Psalm 118:22-23 “The stone that the builders rejected has become the cornerstone. This is the Lord’s doing; it is marvelous in our eyes.”

Deuteronomy 6:4-5 ““Hear, O Israel: The Lord our God, the Lord is one. You shall love the Lord your God with all your heart and with all your soul and with all your might.”

Leviticus 19:18 “You shall not take vengeance or bear a grudge against the sons of your own people, but you shall love your neighbor as yourself: I am the Lord.”

Psalm 110:1 “The Lord says to my Lord: ‘Sit at my right hand, until I make your enemies your footstool.’”

Daniel 9:27 “And he shall make a strong covenant with many for one week, and for half of the week he shall put an end to sacrifice and offering. And on the wing of abominations shall come one who makes desolate, until the decreed end is poured out on the desolator.”

Daniel 11:31 “Forces from him shall appear and profane the temple and fortress, and shall take away the regular burnt offering. And they shall set up the abomination that makes desolate.”

Daniel 12:11 “And from the time that the regular burnt offering is taken away and the abomination that makes desolate is set up, there shall be 1,290 days.”

Isaiah 13:10 “For the stars of the heavens and their constellations will not give their light; the sun will be dark at its rising, and the moon will not shed its light.”

I bolded Deuteronomy 6:4-5 because I truly believe it is the key to our Christian walk. When we have that kind of passion for God everything else will fall into place. The fact that it is first found in the OT and then repeated by Jesus shows us the continuity that exists between the testaments.

Devotional Reading for October 12, 2021

Mark 8-10 (The Daily Walk Bible).

Why does Jesus heal the blind man in stages (8:22-26)? The key may be in the constant repetition of term related to “seeing.” He has already reprimanded the disciples for their lack of understanding (8:21). The blind man’s inability to see mirror’s the disciples unclear spiritual perception and becomes an illustration for us.

Jesus’ rebuke of Peter reminds us that Gods is in charge, we aren’t (8:33)!

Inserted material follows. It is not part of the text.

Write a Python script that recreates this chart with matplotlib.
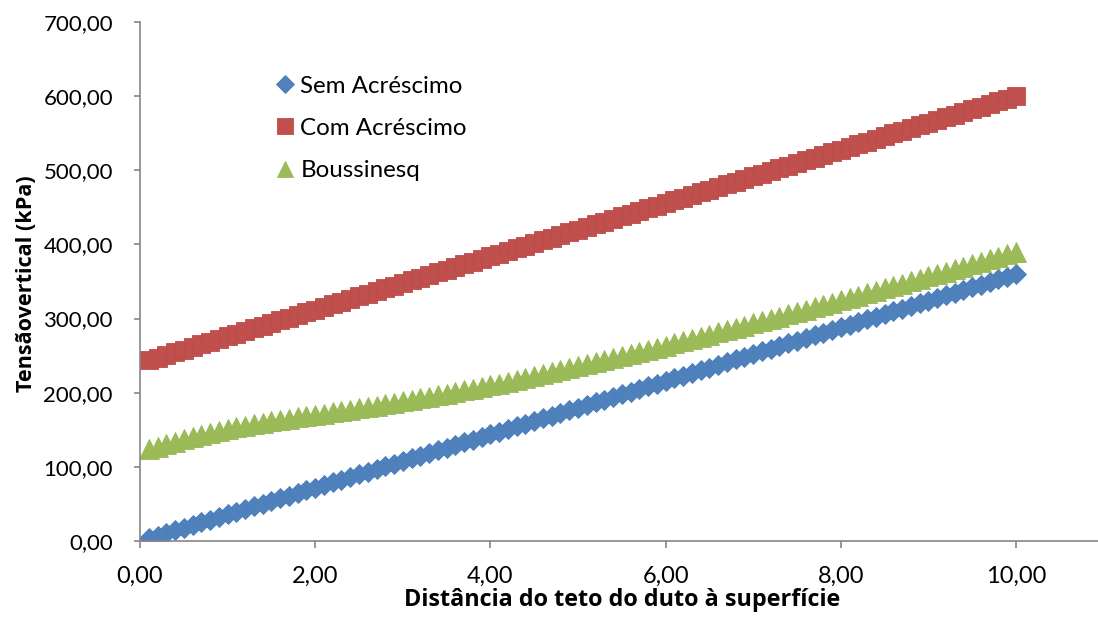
import matplotlib
matplotlib.use("Agg")
import matplotlib.pyplot as plt
from matplotlib.ticker import FuncFormatter

# Depth of the duct roof below the surface (m)
distancia = [
    0.1, 0.2, 0.3, 0.4, 0.5, 0.6, 0.7, 0.8, 0.9, 1.0,
    1.1, 1.2, 1.3, 1.4, 1.5, 1.6, 1.7, 1.8, 1.9, 2.0,
    2.1, 2.2, 2.3, 2.4, 2.5, 2.6, 2.7, 2.8, 2.9, 3.0,
    3.1, 3.2, 3.3, 3.4, 3.5, 3.6, 3.7, 3.8, 3.9, 4.0,
    4.1, 4.2, 4.3, 4.4, 4.5, 4.6, 4.7, 4.8, 4.9, 5.0,
    5.1, 5.2, 5.3, 5.4, 5.5, 5.6, 5.7, 5.8, 5.9, 6.0,
    6.1, 6.2, 6.3, 6.4, 6.5, 6.6, 6.7, 6.8, 6.9, 7.0,
    7.1, 7.2, 7.3, 7.4, 7.5, 7.6, 7.7, 7.8, 7.9, 8.0,
    8.1, 8.2, 8.3, 8.4, 8.5, 8.6, 8.7, 8.8, 8.9, 9.0,
    9.1, 9.2, 9.3, 9.4, 9.5, 9.6, 9.7, 9.8, 9.9, 10.0,
]

# Vertical stress without surcharge (kPa)
sem_acrescimo = [
    3.6, 7.2, 10.8, 14.4, 18.0, 21.6, 25.2, 28.8, 32.4, 36.0,
    39.6, 43.2, 46.8, 50.4, 54.0, 57.6, 61.2, 64.8, 68.4, 72.0,
    75.6, 79.2, 82.8, 86.4, 90.0, 93.6, 97.2, 100.8, 104.4, 108.0,
    111.6, 115.2, 118.8, 122.4, 126.0, 129.6, 133.2, 136.8, 140.4, 144.0,
    147.6, 151.2, 154.8, 158.4, 162.0, 165.6, 169.2, 172.8, 176.4, 180.0,
    183.6, 187.2, 190.8, 194.4, 198.0, 201.6, 205.2, 208.8, 212.4, 216.0,
    219.6, 223.2, 226.8, 230.4, 234.0, 237.6, 241.2, 244.8, 248.4, 252.0,
    255.6, 259.2, 262.8, 266.4, 270.0, 273.6, 277.2, 280.8, 284.4, 288.0,
    291.6, 295.2, 298.8, 302.4, 306.0, 309.6, 313.2, 316.8, 320.4, 324.0,
    327.6, 331.2, 334.8, 338.4, 342.0, 345.6, 349.2, 352.8, 356.4, 360.0,
]

# Vertical stress with the full surcharge (kPa)
com_acrescimo = [
    243.6, 247.2, 250.8, 254.4, 258.0, 261.6, 265.2, 268.8, 272.4, 276.0,
    279.6, 283.2, 286.8, 290.4, 294.0, 297.6, 301.2, 304.8, 308.4, 312.0,
    315.6, 319.2, 322.8, 326.4, 330.0, 333.6, 337.2, 340.8, 344.4, 348.0,
    351.6, 355.2, 358.8, 362.4, 366.0, 369.6, 373.2, 376.8, 380.4, 384.0,
    387.6, 391.2, 394.8, 398.4, 402.0, 405.6, 409.2, 412.8, 416.4, 420.0,
    423.6, 427.2, 430.8, 434.4, 438.0, 441.6, 445.2, 448.8, 452.4, 456.0,
    459.6, 463.2, 466.8, 470.4, 474.0, 477.6, 481.2, 484.8, 488.4, 492.0,
    495.6, 499.2, 502.8, 506.4, 510.0, 513.6, 517.2, 520.8, 524.4, 528.0,
    531.6, 535.2, 538.8, 542.4, 546.0, 549.6, 553.2, 556.8, 560.4, 564.0,
    567.6, 571.2, 574.8, 578.4, 582.0, 585.6, 589.2, 592.8, 596.4, 600.0,
]

# Vertical stress with the surcharge spread by Boussinesq (kPa)
boussinesq = [
    123.60, 127.15, 130.63, 134.01, 137.26, 140.36, 143.30, 146.07, 148.68, 151.14,
    153.44, 155.62, 157.68, 159.63, 161.51, 163.32, 165.08, 166.80, 168.51, 170.20,
    171.89, 173.59, 175.30, 177.04, 178.81, 180.61, 182.44, 184.32, 186.23, 188.18,
    190.17, 192.21, 194.29, 196.41, 198.57, 200.77, 203.01, 205.30, 207.62, 209.98,
    212.37, 214.81, 217.27, 219.77, 222.30, 224.87, 227.46, 230.08, 232.73, 235.41,
    238.12, 240.85, 243.60, 246.38, 249.18, 252.00, 254.85, 257.71, 260.60, 263.50,
    266.42, 269.36, 272.32, 275.29, 278.28, 281.28, 284.30, 287.33, 290.38, 293.44,
    296.51, 299.60, 302.70, 305.81, 308.93, 312.06, 315.20, 318.36, 321.52, 324.69,
    327.87, 331.06, 334.26, 337.47, 340.69, 343.91, 347.14, 350.38, 353.63, 356.88,
    360.14, 363.41, 366.69, 369.97, 373.25, 376.55, 379.85, 383.15, 386.46, 389.77,
]

series_labels = ["Sem Acréscimo", "Com Acréscimo", "Boussinesq"]
x_ticks = [0, 2, 4, 6, 8, 10]
y_ticks = [0, 100, 200, 300, 400, 500, 600, 700]

plt.rcParams["font.family"] = ["Lato", "DejaVu Sans"]

fig = plt.figure(figsize=(10.98, 6.19), dpi=100)
ax = fig.add_axes([0.1275, 0.126, 0.8776, 0.8385])

axis_gray = "#868686"
ax.plot(distancia, sem_acrescimo, linestyle="none", marker="D", markersize=10.2,
        color="#4F81BD", markeredgecolor="#4A7EBB", markeredgewidth=0.6,
        label=series_labels[0])
ax.plot(distancia, com_acrescimo, linestyle="none", marker="s", markersize=13.6,
        color="#C0504D", markeredgecolor="#BE4B48", markeredgewidth=0.6,
        label=series_labels[1])
ax.plot(distancia, boussinesq, linestyle="none", marker="^", markersize=14.2,
        color="#9BBB59", markeredgecolor="#98B954", markeredgewidth=0.6,
        label=series_labels[2])

ax.set_xlim(0, 11)
ax.set_ylim(0, 700)
ax.set_xticks(x_ticks)
ax.set_yticks(y_ticks)

comma_fmt = FuncFormatter(lambda v, pos: f"{v:.2f}".replace(".", ","))
ax.xaxis.set_major_formatter(comma_fmt)
ax.yaxis.set_major_formatter(comma_fmt)

for side in ("top", "right"):
    ax.spines[side].set_visible(False)
for side in ("left", "bottom"):
    ax.spines[side].set_color(axis_gray)
    ax.spines[side].set_linewidth(1.2)

ax.tick_params(axis="x", direction="out", length=5, width=1.2, color=axis_gray,
               pad=13, labelsize=17, labelcolor="black")
ax.tick_params(axis="y", direction="out", length=4.5, width=1.2, color=axis_gray,
               pad=15, labelsize=16, labelcolor="black")

label_font = ["Open Sans", "DejaVu Sans"]
ax.set_xlabel("Distância do teto do duto à superfície", fontsize=16.8,
              fontweight="bold", family=label_font, labelpad=1)
ax.set_ylabel("Tensãovertical (kPa)", fontsize=15.6, fontweight="bold",
              family=label_font)
ax.yaxis.set_label_coords(-0.107, 0.495)

ax.legend(loc="upper left", bbox_to_anchor=(0.115, 0.934), frameon=False,
          fontsize=17.4, handletextpad=0.05, labelspacing=0.88, handlelength=1.2,
          borderpad=0.3, markerscale=0.85)

fig.savefig("out.png", dpi=100)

We can only see and understand a little bit, and we need to trust and accept that God has everything under control!

9:29 in the NKJV includes the term “fasting” with prayer. Regardless of which way it reads, we’re shown that momentary spirituality isn’t enough: we need to be close to God all the time if we expect to face the trials and problems that come our way.

What words! “Then, calling the crowd to join his disciples, he said, ‘If any of you wants to be my follower, you must give up your own way, take up your cross, and follow me. If you try to hang on to your life, you will lose it. But if you give up your life for my sake and for the sake of the Good News, you will save it’” (8:34-35).

Devotional Reading for October 11, 2021

Mark 4-7 (The Daily Walk Bible).

How is your soil?

The key in the parable of the sower is the soil and its condition. Jesus interprets the various elements of the parable (sower = teacher; seed = Word of God; soil = us), but He says something else later on that may help us to understand it better: “Then he added, ‘Pay close attention to what you hear. The closer you listen, the more understanding you will be given—and you will receive even more. To those who listen to my teaching, more understanding will be given. But for those who are not listening, even what little understanding they have will be taken away from them’” (Mark 4:24-25).

So, how is your soil?!? Is it ready to receive God’s Word? Are we ready to listen? Are we ready to let it challenge us? Are we ready to obey?